======== Working data

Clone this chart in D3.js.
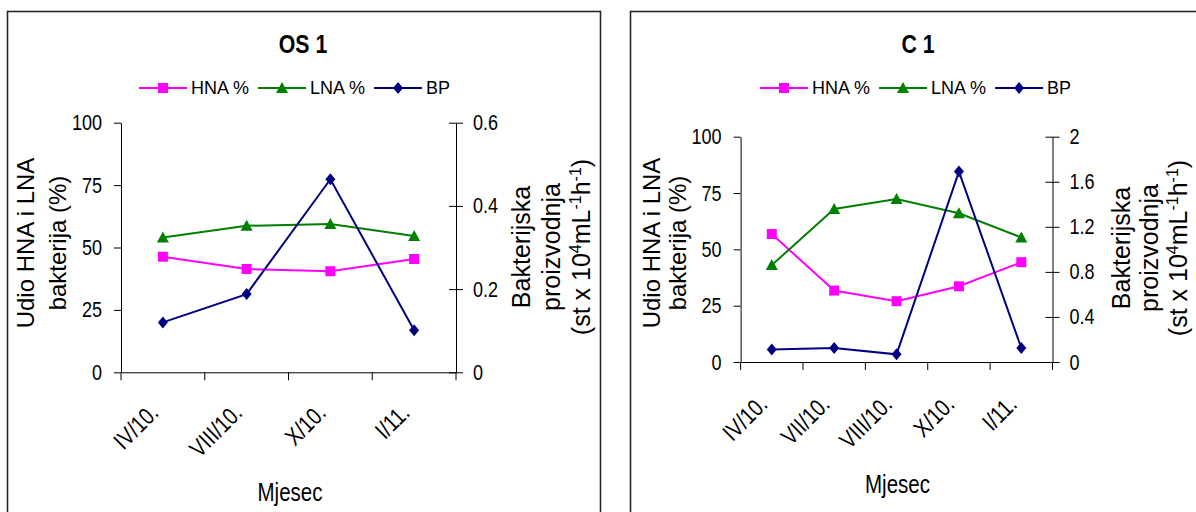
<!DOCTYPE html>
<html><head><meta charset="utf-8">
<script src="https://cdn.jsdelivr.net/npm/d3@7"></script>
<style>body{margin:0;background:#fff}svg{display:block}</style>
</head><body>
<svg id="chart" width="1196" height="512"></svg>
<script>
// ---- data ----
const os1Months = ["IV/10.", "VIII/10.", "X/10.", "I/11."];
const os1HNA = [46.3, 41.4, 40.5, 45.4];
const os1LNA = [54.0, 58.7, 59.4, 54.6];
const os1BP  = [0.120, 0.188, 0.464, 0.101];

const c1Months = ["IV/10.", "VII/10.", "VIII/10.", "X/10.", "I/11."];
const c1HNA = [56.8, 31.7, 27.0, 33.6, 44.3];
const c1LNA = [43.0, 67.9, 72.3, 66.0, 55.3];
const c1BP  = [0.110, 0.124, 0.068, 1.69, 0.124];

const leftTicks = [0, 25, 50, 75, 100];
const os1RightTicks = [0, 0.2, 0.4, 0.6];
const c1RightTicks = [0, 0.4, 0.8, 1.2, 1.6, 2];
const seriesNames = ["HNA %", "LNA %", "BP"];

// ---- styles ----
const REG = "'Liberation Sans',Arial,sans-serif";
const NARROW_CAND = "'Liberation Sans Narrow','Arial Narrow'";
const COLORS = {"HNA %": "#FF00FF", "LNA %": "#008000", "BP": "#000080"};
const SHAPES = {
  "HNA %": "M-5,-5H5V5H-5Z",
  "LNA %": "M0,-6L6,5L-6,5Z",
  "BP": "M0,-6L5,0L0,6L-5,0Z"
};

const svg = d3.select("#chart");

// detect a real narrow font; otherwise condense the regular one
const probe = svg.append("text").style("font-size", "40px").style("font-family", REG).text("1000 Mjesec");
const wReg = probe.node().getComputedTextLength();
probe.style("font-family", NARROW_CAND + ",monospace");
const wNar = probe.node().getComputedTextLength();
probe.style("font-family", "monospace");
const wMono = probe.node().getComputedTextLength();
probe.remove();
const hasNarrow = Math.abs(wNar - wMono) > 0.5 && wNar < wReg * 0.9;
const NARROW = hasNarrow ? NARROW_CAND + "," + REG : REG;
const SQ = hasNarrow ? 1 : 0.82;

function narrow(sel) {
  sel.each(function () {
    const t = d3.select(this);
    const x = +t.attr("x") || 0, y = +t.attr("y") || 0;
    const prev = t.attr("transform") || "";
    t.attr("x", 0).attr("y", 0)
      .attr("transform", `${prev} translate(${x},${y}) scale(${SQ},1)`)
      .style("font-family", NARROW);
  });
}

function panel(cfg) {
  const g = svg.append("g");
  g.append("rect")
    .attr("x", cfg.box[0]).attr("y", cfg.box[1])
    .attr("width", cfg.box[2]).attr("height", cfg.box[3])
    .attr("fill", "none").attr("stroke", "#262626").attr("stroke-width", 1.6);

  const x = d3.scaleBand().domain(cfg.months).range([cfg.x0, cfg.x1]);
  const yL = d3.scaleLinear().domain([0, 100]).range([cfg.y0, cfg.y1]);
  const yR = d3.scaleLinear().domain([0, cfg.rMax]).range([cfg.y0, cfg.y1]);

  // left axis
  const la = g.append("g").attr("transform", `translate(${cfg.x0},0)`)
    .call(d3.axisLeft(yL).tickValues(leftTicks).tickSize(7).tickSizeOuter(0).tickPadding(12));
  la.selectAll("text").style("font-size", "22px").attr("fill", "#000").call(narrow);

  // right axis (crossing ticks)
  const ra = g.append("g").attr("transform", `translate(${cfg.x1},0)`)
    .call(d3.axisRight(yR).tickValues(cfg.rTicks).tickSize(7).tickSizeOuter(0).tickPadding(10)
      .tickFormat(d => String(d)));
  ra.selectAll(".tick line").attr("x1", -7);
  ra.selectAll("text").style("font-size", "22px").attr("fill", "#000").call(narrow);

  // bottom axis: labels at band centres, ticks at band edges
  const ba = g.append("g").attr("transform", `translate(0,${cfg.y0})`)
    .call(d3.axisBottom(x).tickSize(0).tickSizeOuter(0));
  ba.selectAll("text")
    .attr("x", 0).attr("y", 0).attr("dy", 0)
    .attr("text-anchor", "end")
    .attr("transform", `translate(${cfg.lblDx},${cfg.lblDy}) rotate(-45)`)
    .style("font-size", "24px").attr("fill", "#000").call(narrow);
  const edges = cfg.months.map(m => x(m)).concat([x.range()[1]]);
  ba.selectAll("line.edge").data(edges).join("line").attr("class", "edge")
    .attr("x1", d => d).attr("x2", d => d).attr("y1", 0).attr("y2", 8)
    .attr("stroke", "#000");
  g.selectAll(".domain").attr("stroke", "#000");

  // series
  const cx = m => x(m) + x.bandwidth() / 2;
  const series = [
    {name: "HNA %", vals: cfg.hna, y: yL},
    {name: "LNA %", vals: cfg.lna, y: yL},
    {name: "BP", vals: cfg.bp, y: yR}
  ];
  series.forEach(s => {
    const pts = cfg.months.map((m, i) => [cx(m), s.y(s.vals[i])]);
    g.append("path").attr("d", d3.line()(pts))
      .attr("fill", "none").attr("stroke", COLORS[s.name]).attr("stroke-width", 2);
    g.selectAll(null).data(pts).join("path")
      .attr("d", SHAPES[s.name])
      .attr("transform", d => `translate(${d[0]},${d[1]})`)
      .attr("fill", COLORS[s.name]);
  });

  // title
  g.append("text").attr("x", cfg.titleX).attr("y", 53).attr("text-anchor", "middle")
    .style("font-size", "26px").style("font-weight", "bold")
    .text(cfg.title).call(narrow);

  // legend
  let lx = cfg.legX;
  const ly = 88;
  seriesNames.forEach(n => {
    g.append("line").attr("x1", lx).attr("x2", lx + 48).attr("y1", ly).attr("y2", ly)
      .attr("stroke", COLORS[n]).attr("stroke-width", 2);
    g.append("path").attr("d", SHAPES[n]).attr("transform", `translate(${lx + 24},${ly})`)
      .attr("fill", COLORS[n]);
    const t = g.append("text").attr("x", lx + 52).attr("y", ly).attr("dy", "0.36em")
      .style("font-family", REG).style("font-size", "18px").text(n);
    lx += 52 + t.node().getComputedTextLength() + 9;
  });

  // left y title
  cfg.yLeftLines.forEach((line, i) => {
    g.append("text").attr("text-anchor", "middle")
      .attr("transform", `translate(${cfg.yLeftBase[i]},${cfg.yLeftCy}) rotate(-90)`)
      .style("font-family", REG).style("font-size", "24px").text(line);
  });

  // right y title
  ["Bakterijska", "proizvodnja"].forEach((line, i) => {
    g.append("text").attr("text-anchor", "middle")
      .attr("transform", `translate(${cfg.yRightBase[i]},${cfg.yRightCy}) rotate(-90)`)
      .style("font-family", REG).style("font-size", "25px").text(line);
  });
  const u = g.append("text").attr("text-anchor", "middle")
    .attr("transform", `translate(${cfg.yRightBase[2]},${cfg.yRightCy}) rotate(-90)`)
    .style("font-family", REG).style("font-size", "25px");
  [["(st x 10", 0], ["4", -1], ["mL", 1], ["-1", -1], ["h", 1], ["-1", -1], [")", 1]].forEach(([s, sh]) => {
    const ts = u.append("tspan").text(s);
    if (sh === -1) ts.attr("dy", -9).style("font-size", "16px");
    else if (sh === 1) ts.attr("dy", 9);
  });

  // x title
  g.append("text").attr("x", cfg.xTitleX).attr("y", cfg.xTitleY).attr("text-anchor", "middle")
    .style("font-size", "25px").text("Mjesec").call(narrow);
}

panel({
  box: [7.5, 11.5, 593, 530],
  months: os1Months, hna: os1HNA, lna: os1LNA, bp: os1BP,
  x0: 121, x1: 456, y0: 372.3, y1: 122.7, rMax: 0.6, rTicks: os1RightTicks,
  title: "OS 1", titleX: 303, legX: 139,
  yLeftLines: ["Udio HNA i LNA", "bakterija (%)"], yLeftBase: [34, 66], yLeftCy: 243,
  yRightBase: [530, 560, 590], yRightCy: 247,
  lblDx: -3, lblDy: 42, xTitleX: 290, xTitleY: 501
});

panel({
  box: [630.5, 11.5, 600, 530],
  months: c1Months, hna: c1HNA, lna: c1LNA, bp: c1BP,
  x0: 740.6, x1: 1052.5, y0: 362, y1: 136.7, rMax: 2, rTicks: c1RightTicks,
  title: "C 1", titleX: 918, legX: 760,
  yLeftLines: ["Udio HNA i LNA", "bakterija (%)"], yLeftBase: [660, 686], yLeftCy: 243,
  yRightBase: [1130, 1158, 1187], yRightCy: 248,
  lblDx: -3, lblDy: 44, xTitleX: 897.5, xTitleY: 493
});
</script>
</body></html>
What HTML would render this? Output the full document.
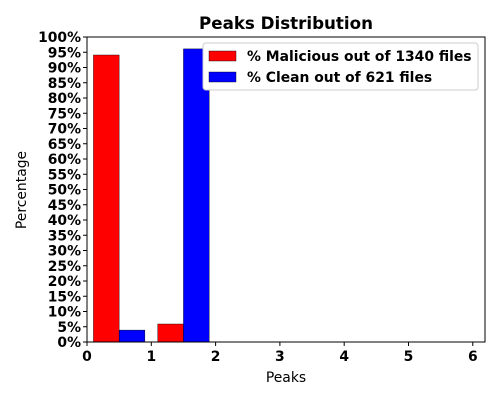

================

Written task:
Both the first line of the records above and the line containing "0.068, 1.69, 0.124];" belong in the copy; please return them and every line between, exactly, minus the pictures.

Answer for the task:
Clone this chart in D3.js.
<!DOCTYPE html>
<html><head><meta charset="utf-8">
<script src="https://cdn.jsdelivr.net/npm/d3@7"></script>
<style>body{margin:0;background:#fff}svg{display:block}</style>
</head><body>
<svg id="chart" width="1196" height="512"></svg>
<script>
// ---- data ----
const os1Months = ["IV/10.", "VIII/10.", "X/10.", "I/11."];
const os1HNA = [46.3, 41.4, 40.5, 45.4];
const os1LNA = [54.0, 58.7, 59.4, 54.6];
const os1BP  = [0.120, 0.188, 0.464, 0.101];

const c1Months = ["IV/10.", "VII/10.", "VIII/10.", "X/10.", "I/11."];
const c1HNA = [56.8, 31.7, 27.0, 33.6, 44.3];
const c1LNA = [43.0, 67.9, 72.3, 66.0, 55.3];
const c1BP  = [0.110, 0.124, 0.068, 1.69, 0.124];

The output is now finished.